Back to kids -- how do we get them to give serious thought to, and be intentional about, the development of their mindset as prepare to leave school?  I feel like mindset is not openly questioned all that often, and yet it seems to be the core of who we will become.

Thursday, January 16, 2014

Buyers and Sellers at edTech Conferences

Reflecting back on the TIES 2013 conference in Minneapolis, I noticed two different camps of people: those who were looking to grow their teams and bring new people in, and those who were looking for a new community of thinkers and learners to join.  The Byron crew fell into the first camp.  As a team, we talked to tons of people, and more often than not we would slip in a "it would be great to have you to Byron" comment.  I also met other people who made similar comments to me and our team -- "if you ever find yourself living up the cities, let me know".  On the other end, there were some awesome people who seemed isolated and lacking a team to move forward with.  They were the ones that seemed to respond with "it would be great to have a team of like-minded thinkers", or similar comments, in a tone that implied they actually might be interested in moving districts.

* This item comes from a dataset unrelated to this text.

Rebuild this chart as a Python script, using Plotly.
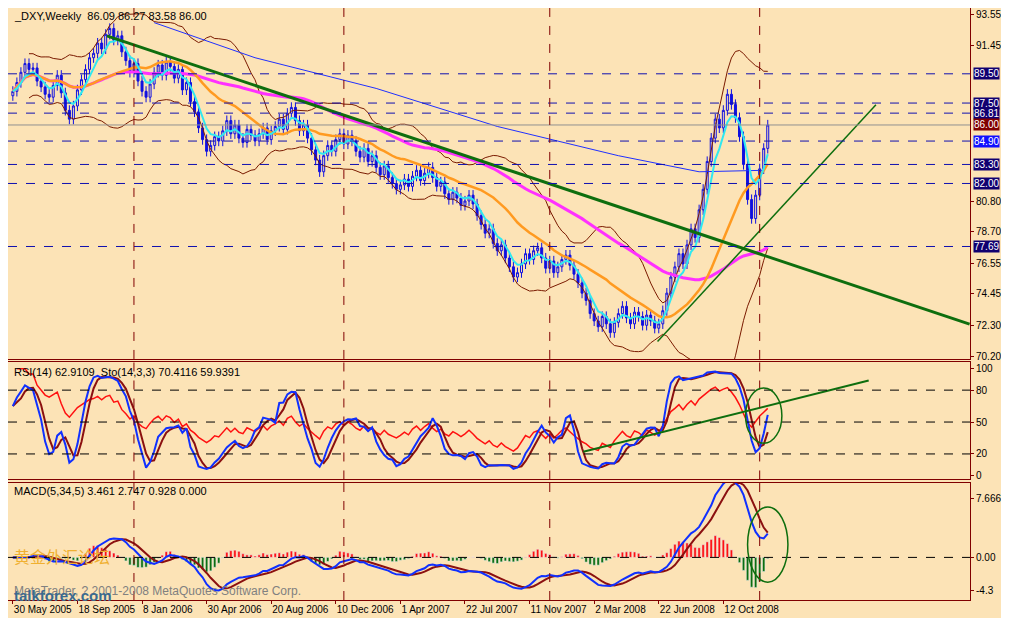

It reminded me a lot of the buyers and sellers in baseball near the trade deadline.  Some teams think they have a good thing going and try to buy up all the talent they can to make a run for the pennant.  Other teams feel like there isn't much to play for and try to get expensive players off the roster.  Translated back to education, those are the districts that have some incredible teachers but do little to keep them excited and let them run with their passion.  I feel really fortunate to be in a district that feels like a buyer -- providing me a lot of autonomy, support, and connecting me with PLC and DLC (Digital Learning Coach) teams that keep me energized and moving in a purposeful direction.  Now we just need to work on the multi-million dollar signing bonuses.